Banks May Need to Go Long to Survive Low Rates

The Federal Reserve's decision to keep rates at zero won't bruise banks, but it could force them to downshift their asset sensitivity.

Perhaps the most highly anticipated meeting ever of the Federal Open Market Committee passed Thursday with no change to the zero-rate policy of the past six and a half years. That is surely a disappointment to bankers who hoped for an end to years of margin compression, but it hardly means the sky is falling — banks can continue to survive and thrive without any rate relief.

But they will have to adapt, especially if, as hinted in the Fed's announcement, the timeline for rate increase is getting longer. Low rates could continue "for some time" even after inflation and unemployment are back to normal levels, the statement said.

The low rates also have a few silver linings. Mortgage lending could get a boost, and the spigot of cheap core deposits should stay open.

Cost cuts and furious efforts to fuel loan growth will likely continue to be banks' main strategies to boost earnings.

And the more rate-sensitive lenders may now have to start tilting their balance sheets to longer-term assets.

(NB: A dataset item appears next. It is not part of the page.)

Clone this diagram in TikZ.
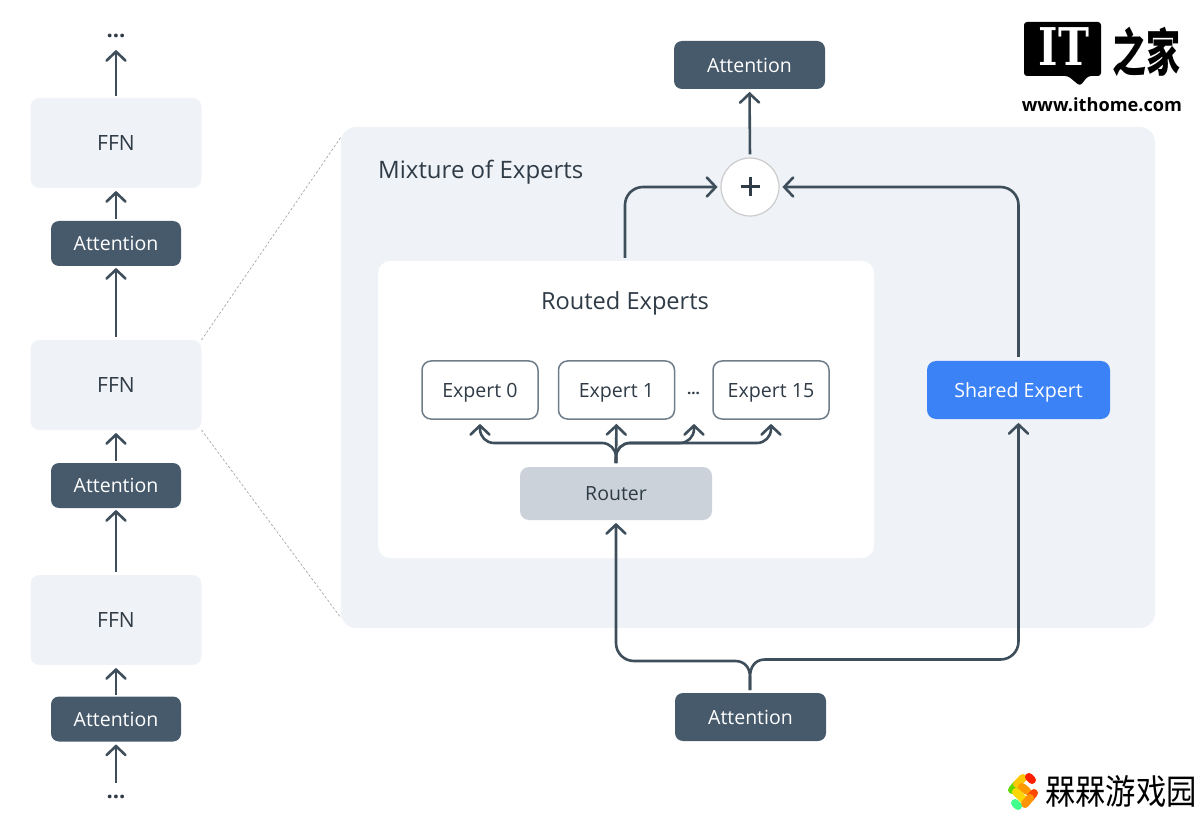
\documentclass[tikz,border=0pt]{standalone}
\usepackage{fontspec}
\setmainfont{Open Sans}
\newfontfamily\cjk{Noto Sans CJK SC}
\newfontfamily\slab{DejaVu Serif}
\usetikzlibrary{arrows.meta,calc}
\definecolor{slateD}{HTML}{475A6B}
\definecolor{lineD}{HTML}{3E4E5B}
\definecolor{inkD}{HTML}{2F3B46}
\definecolor{panelG}{HTML}{EFF2F6}
\definecolor{routerG}{HTML}{CBD2D9}
\definecolor{edgeG}{HTML}{6F7E8A}
\definecolor{blueS}{HTML}{3B82F6}
\newcommand{\fs}[1]{\fontsize{#1}{#1}\selectfont}
\newcommand{\capc}[1]{\smash{\raisebox{-.36em}{#1}}}
\pgfdeclarearrow{
  name=VeeTip,
  setup code={
    \pgfarrowssettipend{1.6pt}
    \pgfarrowssetbackend{-9pt}
    \pgfarrowssetlineend{0pt}
    \pgfarrowssetvisualbackend{-9pt}
  },
  drawing code={
    \pgfsetdash{}{0pt}
    \pgfsetroundcap
    \pgfsetmiterjoin
    \pgfpathmoveto{\pgfqpoint{-9pt}{9.5pt}}
    \pgfpathlineto{\pgfqpoint{0pt}{0pt}}
    \pgfpathlineto{\pgfqpoint{-9pt}{-9.5pt}}
    \pgfusepathqstroke
  }
}
\tikzset{
  x=1pt,y=-1pt,
  box/.style={rounded corners=#1,inner sep=0pt,outer sep=0pt,draw=none,align=center},
  ffn/.style={box=9,fill=panelG,minimum width=171,minimum height=90,text=inkD,font=\fs{21}},
  attn/.style={box=8,fill=slateD,text=white,minimum width=130,minimum height=45,font=\fs{19.5}},
  attnwide/.style={box=8,fill=slateD,text=white,minimum width=151,minimum height=48,font=\fs{19.5}},
  expert/.style={box=9,fill=white,draw=edgeG,line width=1.5,minimum width=116,minimum height=58,text=inkD,font=\fs{19.6}},
  conn/.style={draw=lineD,line width=2.6,-VeeTip},
  guide/.style={draw=gray!70,line width=.7,dash pattern=on 2.5 off 2},
  txt/.style={inner sep=0pt,text=inkD},
}
\begin{document}
\begin{tikzpicture}
\useasboundingbox (0,0) rectangle (1200,818);
% main panels
\node[box=15,fill=panelG,minimum width=814,minimum height=501,anchor=north west] (mix) at (341,127) {};
\node[box=12,fill=white,minimum width=496,minimum height=297,anchor=north west] (routed) at (378,261) {};
\node[txt,font=\fs{24},anchor=west] (mixt) at (378,170) {\capc{Mixture of Experts}};
\node[txt,font=\fs{23.6}] (routedt) at (625,301.5) {\capc{Routed Experts}};
% left column
\node[txt,font=\fs{22}] (dtop) at (116,36) {\textbf{...}};
\node[ffn] (f1) at (116,143) {\capc{FFN}};
\node[attn] (a1) at (116,243.5) {\capc{Attention}};
\node[ffn] (f2) at (116,385) {\capc{FFN}};
\node[attn] (a2) at (116,485.5) {\capc{Attention}};
\node[ffn] (f3) at (116,620) {\capc{FFN}};
\node[attn] (a3) at (116,719) {\capc{Attention}};
\node[txt,font=\fs{22}] (dbot) at (116,797) {\textbf{...}};
\draw[conn,shorten <=2,shorten >=12] (f1.north) -- (dtop.south);
\draw[conn,shorten <=2,shorten >=3] (a1.north) -- (f1.south);
\draw[conn,shorten <=3,shorten >=2] (f2.north) -- (a1.south);
\draw[conn,shorten <=2,shorten >=3] (a2.north) -- (f2.south);
\draw[conn,shorten <=3,shorten >=2] (f3.north) -- (a2.south);
\draw[conn,shorten <=2,shorten >=3] (a3.north) -- (f3.south);
\draw[conn,shorten <=12,shorten >=3] (dbot.north) -- (a3.south);
% zoom guides
\coordinate (g1) at (341,137);
\coordinate (g2) at (341,618);
\draw[guide] (f2.north east) -- (g1);
\draw[guide] (f2.south east) -- (g2);
% experts
\node[expert] (e0) at (480,390) {\capc{Expert 0}};
\node[expert] (e1) at (616.5,390) {\capc{Expert 1}};
\node[expert] (e15) at (771,390) {\capc{Expert 15}};
\node[txt,font=\fs{15}] (edots) at (693.5,393) {\textbf{...}};
\node[box=9,fill=routerG,minimum width=192,minimum height=53,text=inkD,font=\fs{19.5}] (router) at (616,493.5) {\capc{Router}};
\node[box=9,fill=blueS,minimum width=183,minimum height=58,text=white,font=\fs{19.6}] (shared) at (1018.5,390) {\capc{Shared Expert}};
\node[attnwide] (atop) at (749.5,65) {\capc{Attention}};
\node[attnwide] (abot) at (750.5,717) {\capc{Attention}};
\node[circle,fill=white,draw=gray!40,line width=1.2,minimum size=58,inner sep=0pt] (plus) at (750,187) {};
\draw[inkD,line width=3] ($(plus)+(-9.5,0)$) -- ($(plus)+(9.5,0)$) ($(plus)+(0,-9.5)$) -- ($(plus)+(0,9.5)$);
% router branches
\coordinate (b0) at (480,443);
\coordinate (b2) at (694,443);
\coordinate (b3) at (771,443);
\coordinate (t2) at (694,424);
\coordinate (ro) at (616,463);
\draw[conn,shorten >=5] (ro) -- (e1.south);
\draw[conn,rounded corners=14,shorten >=5] (ro) |- (b0) -- (e0.south);
\draw[conn,rounded corners=14] (ro) |- (b2) -- (t2);
\draw[conn,rounded corners=14,shorten >=5] (ro) |- (b3) -- (e15.south);
% to plus
\coordinate (rs) at (625,258);
\coordinate (rc) at (625,187);
\coordinate (sc) at (1018.5,187);
\draw[conn,rounded corners=18,shorten >=3] (rs) -- (rc) -- (plus.west);
\draw[conn,rounded corners=18,shorten <=4,shorten >=3] (shared.north) -- (sc) -- (plus.east);
\draw[conn,shorten <=3,shorten >=3] (plus.north) -- (atop.south);
% from attention
\coordinate (as) at (750,690);
\draw[conn,shorten >=3] (as) -- (750,677) .. controls (750,668) and (745,661) .. (735,661) -- (634,661) .. controls (624,661) and (616,653) .. (616,643) -- (router.south);
\draw[conn,shorten >=4] (as) -- (750,677) .. controls (750,667) and (755,659.5) .. (765,659.5) -- (1000.5,659.5) .. controls (1010.5,659.5) and (1018.5,651.5) .. (1018.5,641.5) -- (shared.south);
% IT logo
\fill[black,rounded corners=3] (1024,22) -- (1101,22) -- (1101,76) -- (1088,76) -- (1080,86) -- (1068,76) -- (1024,76) -- cycle;
\node[inner sep=0pt,text=white,font=\slab\bfseries\fs{52},xscale=.8] (itt) at (1064,47) {IT};
\node[inner sep=0pt,text=black,font=\cjk\bfseries\fs{34},yscale=1.5] (zj) at (1146.5,52) {之家};
\node[inner sep=0pt,text=black,font=\bfseries\fs{18.2}] (url) at (1102,105) {www.ithome.com};
% watermark
\node[inner sep=0pt,text=black,anchor=west,font=\cjk\fs{30},xscale=1.01,yscale=1.15] (wm) at (1045,791) {槑槑游戏园};
\begin{scope}[line width=8,line cap=round,line join=round]
\draw[green!55!yellow!85!black] (1012,790) -- (1017,784);
\draw[yellow!60!orange] (1017,784) -- (1023,778);
\draw[red!75!orange] (1029,777) -- (1032,780);
\draw[orange!80!yellow] (1022,787) -- (1027,791);
\draw[yellow!75!orange] (1016,792) -- (1024,800);
\draw[red!45!orange] (1034,793) -- (1030,798);
\draw[orange!85!yellow] (1030,798) -- (1025,804);
\draw[green!60!cyan!75] (1015,803) -- (1018,806);
\end{scope}
\end{tikzpicture}
\end{document}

The damage from the zero-rate policy is "more psychological than actual," bank analyst Nancy Bush of NAB Research wrote earlier in the week.

FIG Partners last month estimated that less than half of all banks would have seen a bump up in net interest margin by the end of the year if the Fed had, as many expected, lifted rates by 25 basis points at the meeting Thursday.

Many floating-rate loans would have repriced instantly, but the net interest margin improvement would have been gradual.

"A small rate increase, which is what people are expecting to occur, isn't a huge deal but as rates move up over time that will be more impactful," said Allen Tischler, a banking analyst for Moody's, speaking before the Fed's announcement.

If bankers decide that Thursday's decision is a sign that the Fed will stand pat for months, then many of them will have to pore over their books.

"You might see a modest change in balance-sheet structure or balance-sheet strategy," said Christopher Wolfe, a Fitch Ratings analyst. "The very asset-sensitive banks may trim asset sensitivity by taking some short-term securities and going out a little further in the curve on securities book."

Wells Fargo had already been shifting to a less asset-sensitive mix before the Fed's announcement to become less dependent on interest rates, Chief Financial Officer John Shrewsberry said Wednesday at a conference in New York.

"We don't want to make short-term decisions that are going to have a negative long-term impact," he said. Wells has recently worked "to grow earning assets but to become less interest-rate sensitive."

The other takeaway from the Fed's decision is that the era of cheap deposits will continue. Nobody knows how deposit customers will respond to a rate rise, or how hard banks will compete to hang onto or gather new deposits once rates do rise, said Tischler.

"On the deposit side, the impact would come down to customer behavior and banks' competitive decisions," Tischler said. "The banks themselves disclose the effect rising rates would have on deposits, but the impact is completely dependent on how the scenarios are modeled."

That means the other half of the NIM equation — cost of funds — could respond unpredictably to a rate increase. In the last tightening cycle, from 2004 through 2006, the Fed's rate rose from 1% to more than 5%, but average NIM contracted because the yield curve flattened, said Fitch banking analyst Bain Rumohr.

There would have to be "a more material rate rise than 25 basis points and, along with that, a steep yield curve" for banks' NIMs to benefit, he said.

Other analysts expect deposits to remain easy to come by even once the Fed raises rates. Bush wrote that, based on her talks with banks of all sizes, "one thing was very, very clear — bankers everywhere, of all sizes, do not see an end to the tsunami of consumer and corporate deposits that continue to flow through America's banks," she said.

So the biggest letdown from the Fed's failure to raise is likely to be on bank stocks. Many analysts have baked rate rises into their estimates of bank earnings, and with any rise now looking to be later and more gradual than expected before, shares could suffer.

Keefe, Bruyette & Woods, for instance, calculated earnings estimates for bank stocks with assumption that rates would rise as much as 1.25% by the end of next year, it said in research published last week. A slower rate increase — 25 to 50 basis points over that time frame — would reduce bank earnings by 1.7% from their baseline estimates by the end of 2017.

But like many forecasts, that rate estimate is now likely to be revised following the Fed's actions. And banks, like analysts, are likely to closely read the Fed's statements for any hint of when its low-rate policy can change.

In other words, the frantic speculation and uncertainty about Fed's policies is likely to continue until a rate rise finally begins.

"We're looking into uncharted territory on Fed policy," said Wolfe, the Fitch analyst. "We can't look in the rearview to divine what's going to happen."